Между тем нападение на Достоевского было поддержано — и кем же? Среди других — кто бы мог подумать? — Виктором Шкловским.

Мои друзья, познакомившиеся с главкой, посвященной Шкловскому, нашли, что я изобразил его судьбу как достойную жалости, доброжелательного сожаления. Но что скажут они, узнав теперь, в какой форме Шкловский поддержал Горького?

«…если бы сюда пришел Федор Михайлович, то мы могли бы его судить как наследники человечества, — говорил Шкловский, — как люди, которые судят изменника, как люди, которые сегодня отвечают за будущее мира.

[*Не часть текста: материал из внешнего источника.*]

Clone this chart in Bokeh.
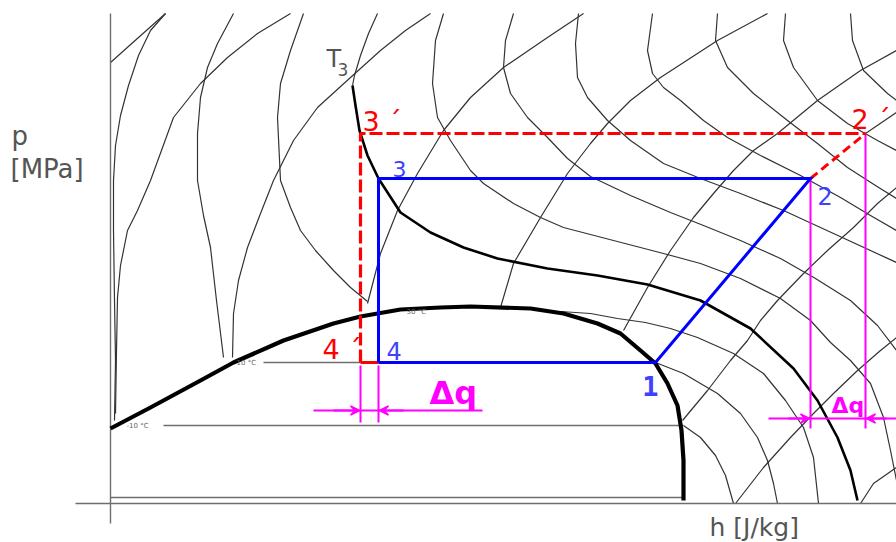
from bokeh.plotting import figure
from bokeh.models import Range1d, Arrow, VeeHead
from bokeh.core.properties import value
from bokeh.embed import file_html
from bokeh.resources import INLINE

# ---------------------------------------------------------------------------
# Diagram data (h to the right, p measured downward from the top of the sheet)
# ---------------------------------------------------------------------------

# Saturation dome: liquid line, critical region, vapour line
dome = [(110, 428), (150, 407), (200, 380), (233, 362), (283, 340), (333, 323),
        (360, 316), (400, 309), (440, 307), (470, 306), (530, 308), (563, 313),
        (597, 323), (620, 333), (640, 350), (655, 363), (667, 383), (677, 405),
        (681, 430), (683, 460), (683, 500)]

# Gas-cooler exit isotherm T3 (thin upper part, thick lower part)
t3_thin = [(377, 13), (368, 33), (360, 55), (354, 75), (352, 85)]
t3_thick = [(352, 85), (355, 105), (359, 130), (367, 155), (378, 178), (400, 212),
            (430, 232), (463, 247), (497, 258), (547, 268), (597, 275), (647, 284),
            (700, 300), (750, 328), (793, 368), (817, 400), (837, 437), (850, 470),
            (857, 500)]

# Isotherms in the liquid / supercritical region
iso_a = [(165, 13), (150, 30), (138, 55), (128, 85), (120, 115), (115, 145),
         (113, 180), (113, 230), (114, 300), (115, 360), (114, 420)]
iso_b = [(233, 13), (217, 43), (207, 67), (200, 97), (197, 133), (197, 180),
         (203, 215), (210, 247), (216, 300), (223, 357)]
iso_c = [(303, 13), (290, 50), (280, 83), (277, 117), (280, 180), (290, 207),
         (300, 230), (315, 250), (333, 270), (350, 287), (367, 301)]

# Isotherms right of T3
iso_p1 = [(443, 13), (435, 40), (432, 83), (437, 117), (450, 140), (470, 170),
          (483, 183), (513, 203), (540, 217), (563, 227), (613, 240), (663, 253),
          (700, 263), (740, 278), (780, 298), (810, 320), (830, 342), (850, 360),
          (870, 383), (883, 417), (890, 450), (896, 480)]
iso_p2 = [(513, 13), (505, 40), (503, 67), (510, 93), (527, 117), (547, 137),
          (567, 158), (590, 176), (630, 195), (670, 212), (703, 225), (740, 240),
          (780, 258), (815, 278), (850, 300), (877, 325), (896, 350)]
iso_p3 = [(578, 13), (575, 43), (577, 77), (587, 97), (607, 120), (630, 140),
          (663, 163), (700, 178), (740, 193), (783, 210), (833, 233), (896, 262)]
iso_p4 = [(652, 13), (647, 50), (652, 73), (663, 87), (680, 100), (703, 120),
          (727, 137), (760, 155), (800, 175), (840, 197), (870, 215), (896, 230)]
iso_p5 = [(717, 13), (715, 40), (727, 67), (753, 93), (787, 120), (817, 143),
          (847, 167), (875, 185), (896, 198)]
iso_p6 = [(785, 13), (783, 40), (793, 67), (817, 100), (847, 123), (877, 140),
          (896, 150)]
iso_p7 = [(850, 13), (852, 40), (863, 70), (887, 93), (896, 100)]

# Superheated continuation of the evaporating isotherms
iso_30 = [(560, 311), (590, 313), (617, 318), (645, 322), (670, 328), (697, 337),
          (733, 353), (763, 373), (785, 400), (803, 427), (813, 457), (818, 503)]
iso_10 = [(655, 362), (683, 373), (717, 393), (740, 413), (757, 437), (767, 460),
          (773, 483), (777, 503)]
iso_m10 = [(683, 425), (700, 437), (715, 455), (725, 475), (733, 503)]

# Isentropes
isen_0 = [(110, 62), (138, 37), (165, 13)]
isen_1 = [(290, 13), (257, 33), (227, 57), (200, 83), (173, 117), (150, 180),
          (137, 210), (127, 230), (120, 265), (117, 297), (116, 350), (115, 413)]
isen_2 = [(430, 13), (405, 30), (380, 50), (350, 77), (317, 107), (293, 140),
          (273, 180), (260, 213), (247, 247), (238, 280), (233, 313), (232, 357)]
isen_3 = [(367, 303), (373, 280), (380, 253), (397, 210), (417, 173), (443, 130),
          (470, 97), (503, 67), (547, 37), (583, 13)]
isen_4 = [(500, 307), (513, 263), (540, 217), (567, 173), (590, 143), (607, 123),
          (630, 100), (660, 77), (717, 40), (767, 13)]
isen_5 = [(623, 330), (647, 287), (670, 250), (693, 217), (713, 193), (733, 170),
          (753, 150), (777, 133), (817, 100), (860, 70), (896, 50)]
isen_6 = [(682, 420), (707, 390), (730, 360), (747, 340), (760, 320), (777, 300),
          (803, 273), (827, 250), (853, 227), (877, 203), (896, 187)]
isen_7 = [(735, 503), (763, 467), (790, 437), (813, 413), (833, 393), (857, 370),
          (880, 350), (896, 337)]
isen_8 = [(860, 503), (873, 483), (896, 467)]
isen_9 = [(865, 133), (896, 112)]

# Constant-pressure lines inside the dome
isobar_10 = [(263, 362), (360, 362)]
isobar_m10 = [(163, 425), (683, 425)]
isobar_low = [(110, 497), (683, 497)]

# Axes of the diagram
axis_h = [(75, 503), (896, 503)]
axis_v = [(110, 13), (110, 523)]

# Cycle state points
h1, h2, h3, h4 = 655, 810, 378, 378
p_evap, p_gc, p_gc_hi = 362, 178, 133
h2_hi, h3_hi = 865, 360

# Heat-difference markers
dq_left_p, dq_left_bottom = 410, 422
dq_left_from, dq_left_to = 313, 482
dq_right_p, dq_right_bottom = 418, 428
dq_right_from, dq_right_to = 768, 896


def xs_of(c):
    return [pt[0] for pt in c]


def ys_of(c):
    return [pt[1] for pt in c]


p = figure(width=896, height=542, x_range=Range1d(0, 896), y_range=Range1d(542, 0),
           output_backend="svg", toolbar_location=None, min_border=0,
           x_axis_type=None, y_axis_type=None)
p.grid.visible = False
p.outline_line_color = None
p.background_fill_color = "white"
p.border_fill_color = "white"

# thin chart lines
thin = [t3_thin, iso_a, iso_b, iso_c, iso_p1, iso_p2, iso_p3, iso_p4, iso_p5,
        iso_p6, iso_p7, iso_30, iso_10, iso_m10, isen_0, isen_1, isen_2, isen_3,
        isen_4, isen_5, isen_6, isen_7, isen_8, isen_9]
p.multi_line(xs=[xs_of(c) for c in thin], ys=[ys_of(c) for c in thin],
             line_color="#333333", line_width=1.2, line_join="round")

grey = [isobar_10, isobar_m10, isobar_low, axis_h, axis_v]
p.multi_line(xs=[xs_of(c) for c in grey], ys=[ys_of(c) for c in grey],
             line_color="#6e6e6e", line_width=1.4)

# thick lines
p.line(xs_of(t3_thick), ys_of(t3_thick), line_color="black", line_width=2.6,
       line_join="round")
p.line(xs_of(dome), ys_of(dome), line_color="black", line_width=4.2,
       line_join="round")

# magenta heat markers
mag = "#ff00ff"
p.multi_line(xs=[[h2, h2], [h2_hi, h2_hi], [h3_hi, h3_hi], [h4, h4],
                 [dq_left_from, dq_left_to], [dq_right_from, dq_right_to]],
             ys=[[p_gc, dq_right_bottom], [p_gc_hi, dq_right_bottom],
                 [p_evap + 3, dq_left_bottom], [p_evap + 3, dq_left_bottom],
                 [dq_left_p, dq_left_p], [dq_right_p, dq_right_p]],
             line_color=mag, line_width=2)
for xs_, xe_, yy in [(dq_left_from + 20, h3_hi - 1, dq_left_p),
                     (h4 + 25, h4 + 1, dq_left_p),
                     (dq_right_from + 20, h2 - 1, dq_right_p),
                     (dq_right_to - 10, h2_hi + 1, dq_right_p)]:
    p.add_layout(Arrow(end=VeeHead(size=9, line_color=mag, fill_color=mag, line_width=1.5),
                       x_start=xs_, y_start=yy, x_end=xe_, y_end=yy,
                       line_color=mag, line_width=2))

# modified cycle (red)
red = "#ff0000"
p.line([h3_hi, h3_hi, h2_hi], [p_evap, p_gc_hi, p_gc_hi], line_color=red,
       line_width=3.2, line_dash="13 4")
p.line([h2, h2_hi], [p_gc, p_gc_hi], line_color=red, line_width=3, line_dash="9 5")
p.line([h3_hi, h4], [p_evap, p_evap], line_color=red, line_width=3)

# basic cycle (blue)
blue = "#0000ff"
p.line([h4, h1, h2, h3, h4], [p_evap, p_evap, p_gc, p_gc, p_evap],
       line_color=blue, line_width=3, line_join="miter")


# texts (anchored at their vertical middle)
def label(x, y, t, size, color, font="DejaVu Sans", align="left", style="normal"):
    p.text(x=[x], y=[y], text=[t], text_font=value(font), text_font_size=size,
           text_color=color, text_align=align, text_baseline="middle",
           text_font_style=style)


label(11, 135, "p", "26px", "#555555")
label(10, 168, "[MPa]", "26px", "#555555")
label(709, 527, "h [J/kg]", "25px", "#555555")
label(326, 58, "T", "24px", "#555555")
label(337, 69, "3", "17px", "#555555")

label(392, 168, "3", "22px", "#4040ff")
label(817, 195, "2", "24px", "#4040ff")
label(386, 350, "4", "24px", "#4040ff")
label(650, 385, "1", "27px", "#4040ff", font="DejaVu Sans Mono", align="center", style="bold")

label(362, 121, "3 \u00b4", "27px", red)
label(851, 119, "2 \u00b4", "27px", red)
label(322, 349, "4 \u00b4", "27px", red)

label(429, 392, "\u0394q", "32px", mag, style="bold")
label(831, 405, "\u0394q", "22px", mag, style="bold")

label(236, 362, "10 \u00b0C", "7px", "#666666")
label(126, 425, "-10 \u00b0C", "7px", "#666666")
label(406, 311, "30 \u00b0C", "7px", "#666666")

open("out.html", "w").write(file_html(p, INLINE))
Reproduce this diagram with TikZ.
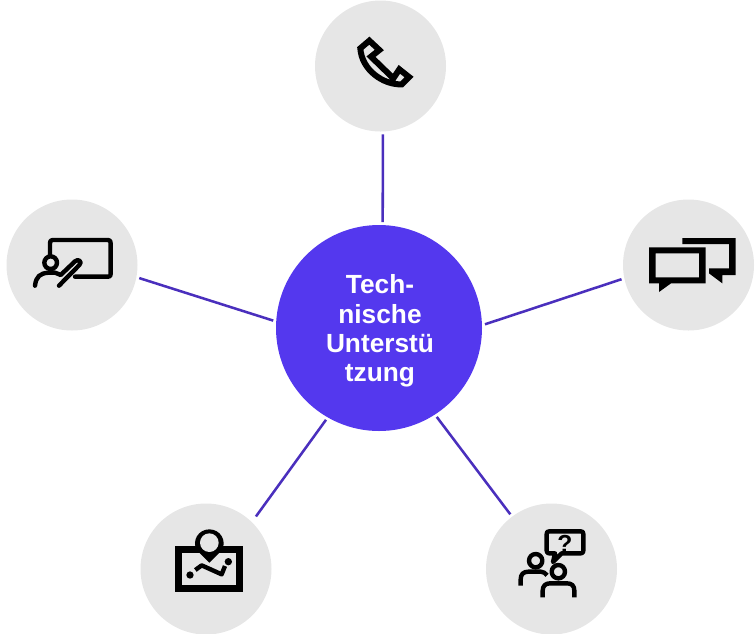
\documentclass[tikz,border=0pt]{standalone}
\usepackage{fontspec}
\setmainfont{Liberation Sans}
\definecolor{hubcol}{HTML}{5438EE}
\definecolor{linkcol}{HTML}{4A2FBD}
\definecolor{disc}{HTML}{E6E6E6}
\tikzset{
  hubnode/.style={circle,fill=hubcol,minimum size=154.5pt,inner sep=0pt,outer sep=2.25pt},
  hubtext/.style={text=white,align=center,inner sep=0pt,font=\bfseries\fontsize{19.7}{21.9}\selectfont},
  discnode/.style={circle,fill=disc,minimum size=98.25pt,inner sep=0pt,outer sep=2.25pt},
  link/.style={draw=linkcol,line width=1.9pt},
  icon/.style={x=0.25pt,y=-0.25pt},
  ink/.style={draw=black,line width=3.3pt,line join=round,line cap=round},
  inkb/.style={draw=black,line width=4.5pt,line join=miter}
}
\begin{document}
\begin{tikzpicture}[x=0.75pt,y=-0.75pt]
\clip (0,0) rectangle (756,633);
\node[hubnode] (hub) at (379,328) {};
\node[hubtext] (hubtitle) at (380,331) {Tech-\\nische\\Unterstü\\tzung};
\node[discnode] (top) at (380.5,66) {};
\node[discnode] (left) at (72,265) {};
\node[discnode] (right) at (688.5,265) {};
\node[discnode] (bl) at (206,569) {};
\node[discnode] (br) at (551.5,569) {};
\draw[link] (hub.88.4) -- (top.272);
\draw[link] (hub.176.2) -- (left.349.8);
\draw[link] (hub.2.1) -- (right.192.8);
\draw[link,shorten >=3pt] (hub.240.5) -- (bl.46);
\draw[link] (hub.303.8) -- (br.127.9);
% phone
\begin{scope}[shift={(340,20)},icon]
\draw[inkb] (61,85) -- (88,62) -- (118,90) -- (93,110) -- (160,175) -- (178,148) -- (207,171) -- (185,193) .. controls (130,195) and (65,150) .. (61,85) -- cycle;
\end{scope}
% presenter
\begin{scope}[shift={(20,220)},icon]
\draw[ink] (90,104) -- (90,70) .. controls (90,63) and (92,60) .. (98,60) -- (264,60) .. controls (270,60) and (272,63) .. (272,70) -- (272,162) .. controls (272,168) and (270,170) .. (264,170) -- (165,170);
\draw[ink] (92,128) circle[radius=19];
\draw[ink] (45,197) .. controls (48,170) and (60,160) .. (85,158) -- (105,158) .. controls (115,160) and (118,165) .. (122,165) -- (165,124) .. controls (175,115) and (188,125) .. (178,135) -- (117,197);
\end{scope}
% chat bubbles
\begin{scope}[shift={(635,220)},icon]
\fill[black,even odd rule] (42,82) -- (212,82) -- (212,190) -- (108,190) -- (72,216) -- (72,190) -- (42,190) -- cycle (62,100) rectangle (192,172);
\fill[black] (142,54) -- (302,54) -- (302,165) -- (262,165) -- (262,190) -- (222,160) -- (222,145) -- (282,145) -- (282,72) -- (142,72) -- cycle;
\end{scope}
% map
\begin{scope}[shift={(160,520)},icon]
\draw[inkb,line width=5pt] (56,88) rectangle (238,206);
\fill[black] (148,128) -- (110,90) .. controls (95,62) and (115,28) .. (148,28) .. controls (181,28) and (201,62) .. (186,90) -- cycle;
\fill[disc] (148,68) circle[radius=28];
\fill[black] (90,165) circle[radius=11] (205,125) circle[radius=11];
\draw[draw=black,line width=3.3pt,line join=round] (106,150) -- (125,136) -- (185,163) -- (195,138);
\end{scope}
% question
\begin{scope}[shift={(505,520)},icon]
\draw[ink] (133,34) -- (227,34) .. controls (233,34) and (235,36) .. (235,42) -- (235,92) .. controls (235,98) and (233,100) .. (227,100) -- (170,100) -- (144,126) -- (150,100) -- (133,100) .. controls (127,100) and (125,98) .. (125,92) -- (125,42) .. controls (125,36) and (127,34) .. (133,34) -- cycle;
\node[font=\bfseries\fontsize{18.5}{20}\selectfont,inner sep=0pt] (qmark) at (180,72) {?};
\draw[ink] (92,122) circle[radius=20];
\draw[ink,line cap=butt] (47,197) -- (47,178) .. controls (47,163) and (55,155) .. (70,155) -- (108,155) .. controls (115,155) and (122,160) .. (126,166);
\draw[ink] (160,155) circle[radius=20];
\draw[ink,line cap=butt] (113,232) -- (113,212) .. controls (113,197) and (122,190) .. (135,190) -- (186,190) .. controls (200,190) and (208,197) .. (208,212) -- (208,232);
\end{scope}
\end{tikzpicture}
\end{document}
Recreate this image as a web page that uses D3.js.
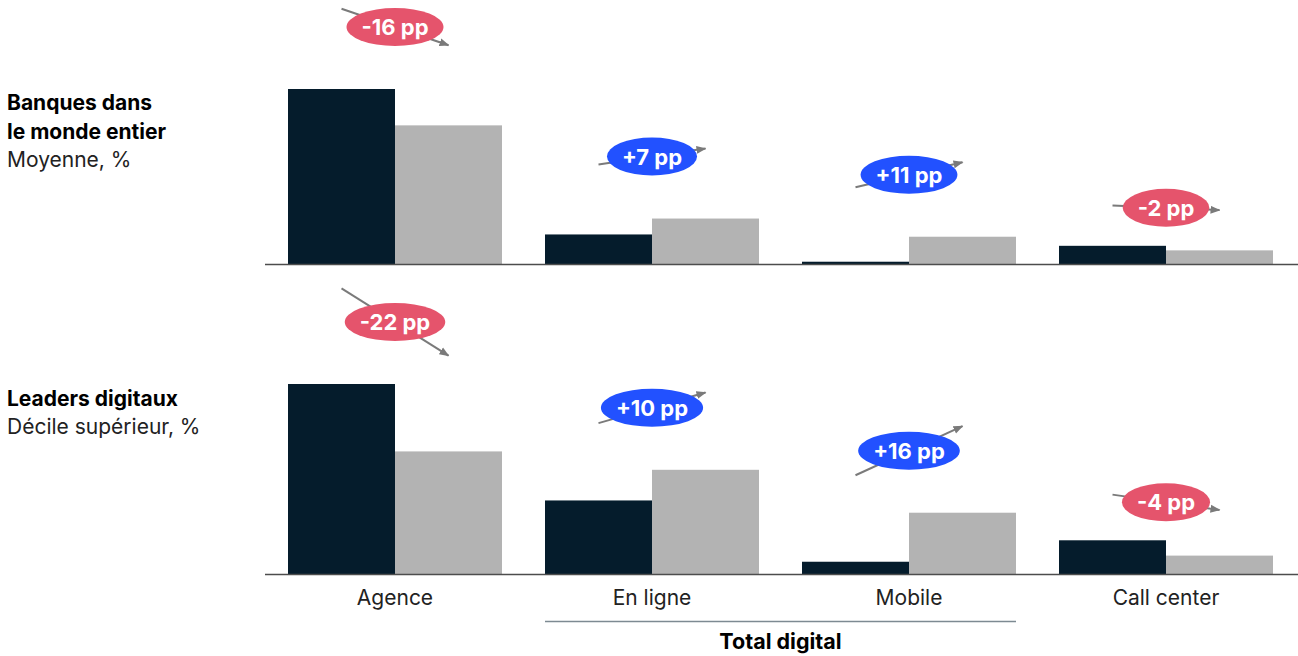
<!DOCTYPE html>
<html>
<head>
<meta charset="utf-8">
<script src="https://cdn.jsdelivr.net/npm/d3@7"></script>
<style>
  body { margin: 0; background: #fff; }
  svg text { font-family: Inter, "Liberation Sans", Arial, sans-serif; }
</style>
</head>
<body>
<div id="chart"></div>
<script>
// categories and values (share of transactions, %)
const categories = ['Agence', 'En ligne', 'Mobile', 'Call center'];
const banquesAvant = [77, 13, 1, 8];
const banquesApres = [61, 20, 12, 6];
const leadersAvant = [62, 24, 4, 11];
const leadersApres = [40, 34, 20, 6];
const banquesDelta = ['-16 pp', '+7 pp', '+11 pp', '-2 pp'];
const leadersDelta = ['-22 pp', '+10 pp', '+16 pp', '-4 pp'];

const colors = { dark: '#051c2c', grey: '#b3b3b3', up: '#2251ff', down: '#e5546c', arrow: '#7a7a7a' };

const width = 1298, height = 656;
const svg = d3.select('#chart').append('svg')
    .attr('width', width)
    .attr('height', height);

svg.append('defs').append('marker')
    .attr('id', 'head')
    .attr('viewBox', '0 0 10 10')
    .attr('refX', 9).attr('refY', 5)
    .attr('markerWidth', 10).attr('markerHeight', 10)
    .attr('markerUnits', 'userSpaceOnUse')
    .attr('orient', 'auto')
    .append('path')
    .attr('d', 'M0,1 L10,5 L0,9 Z')
    .attr('fill', colors.arrow);

const x = d3.scaleBand()
    .domain(categories)
    .range([266.5, 1294.5])
    .paddingInner(43 / 257)
    .paddingOuter(43 / 514);

const panels = [
    { before: banquesAvant, after: banquesApres, deltas: banquesDelta, base: 264, top: 89,
      title: ['Banques dans', 'le monde entier'], sub: 'Moyenne, %', ty: 110 },
    { before: leadersAvant, after: leadersApres, deltas: leadersDelta, base: 574, top: 384,
      title: ['Leaders digitaux'], sub: 'Décile supérieur, %', ty: 406 }
];

panels.forEach(p => {
    const y = d3.scaleLinear()
        .domain([0, d3.max(p.before.concat(p.after))])
        .range([p.base, p.top]);
    const bw = x.bandwidth() / 2;
    const g = svg.append('g');

    // left titles
    p.title.forEach((t, i) => {
        g.append('text').attr('x', 7).attr('y', p.ty + i * 29)
            .attr('font-size', 21).attr('font-weight', 'bold').attr('fill', '#000')
            .text(t);
    });
    g.append('text').attr('x', 7).attr('y', p.ty + p.title.length * 29 - 1)
        .attr('font-size', 21).attr('fill', '#222')
        .text(p.sub);

    const data = categories.map((c, i) => ({ c, a: p.before[i], b: p.after[i], d: p.deltas[i], i }));

    g.selectAll('rect.dark').data(data).join('rect')
        .attr('x', d => x(d.c)).attr('width', bw)
        .attr('y', d => y(d.a)).attr('height', d => p.base - y(d.a))
        .attr('fill', colors.dark);
    g.selectAll('rect.grey').data(data).join(enter => enter.append('rect'))
        .attr('x', d => x(d.c) + bw).attr('width', bw)
        .attr('y', d => y(d.b)).attr('height', d => p.base - y(d.b))
        .attr('fill', colors.grey);

    g.append('line')
        .attr('x1', 265).attr('x2', 1298)
        .attr('y1', p.base + 0.5).attr('y2', p.base + 0.5)
        .attr('stroke', '#4d4d4d').attr('stroke-width', 1.5);

    // change arrows with pill labels
    data.forEach(d => {
        const lift = d.i === 3 ? 38 : 62;
        const yMid = Math.min(y(d.a), y(d.b)) - lift;
        const slope = y(d.b) - y(d.a);
        const x1 = x(d.c) + bw / 2, x2 = x(d.c) + bw * 1.5;
        const cx = (x1 + x2) / 2;
        const cy = yMid;
        g.append('line')
            .attr('x1', x1).attr('y1', cy - slope / 2)
            .attr('x2', x2).attr('y2', cy + slope / 2)
            .attr('stroke', colors.arrow).attr('stroke-width', 2)
            .attr('marker-end', 'url(#head)');
        const col = d.d.startsWith('+') ? colors.up : colors.down;
        const ell = g.append('ellipse').attr('cx', cx).attr('cy', cy).attr('ry', 19).attr('fill', col);
        const t = g.append('text').attr('x', cx).attr('y', cy + 8)
            .attr('text-anchor', 'middle').attr('font-size', 22).attr('font-weight', 'bold')
            .attr('fill', '#fff').text(d.d);
        ell.attr('rx', t.node().getComputedTextLength() / 2 + 15);
    });
});

// category labels
svg.selectAll('text.cat').data(categories).join('text')
    .attr('x', d => x(d) + x.bandwidth() / 2)
    .attr('y', 605)
    .attr('text-anchor', 'middle')
    .attr('font-size', 21).attr('fill', '#222')
    .text(d => d);

// Total digital bracket
const gx1 = x('En ligne'), gx2 = x('Mobile') + x.bandwidth();
svg.append('line')
    .attr('x1', gx1).attr('x2', gx2).attr('y1', 621.5).attr('y2', 621.5)
    .attr('stroke', '#7d8a92').attr('stroke-width', 1.5);
svg.append('text')
    .attr('x', (gx1 + gx2) / 2).attr('y', 649)
    .attr('text-anchor', 'middle').attr('font-size', 21.5).attr('font-weight', 'bold')
    .attr('fill', '#000').text('Total digital');
</script>
</body>
</html>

Ф.М.Достоевского нельзя понять вне революции и нельзя понять иначе как изменника» (там же).

Заслуживает ли это сожаления? В особенности если вспомнить, как много и с каким неподдельным (кажется) восторгом писал Шкловский о Достоевском впоследствии!

Второе предательство (иначе и не скажешь — потому что оно относилось к другу) — слова, воплощенные в формулу: «Маяковский виноват не в том, что он стрелял в себя, а в том, что он стрелял не вовремя и неверно понял революцию» (там же).

То, что Маяковский застрелился как раз «вовремя», — бесспорно уже потому, что его решительно невозможно было представить на этом съезде. Он принадлежал к времени «давно прошедшему», когда еще можно было «драться» в литературе. И подлостью было утверждать, что «когда Маяковский говорил, что он становился на горло собственной песне, то здесь его вина в том, что революции нужны песни и не нужно, чтобы кто-нибудь становился на свое горло. Не нужна жертва человеческим песням» (там же).

В самом деле! Кому нужны подобные жертвы? Не проще ли и безопаснее поберечь себя? Невольно вспоминаются слова Зощенко: «Литература — производство опасное, равное по вредности лишь изготовлению свинцовых белил» (Приложение № 11).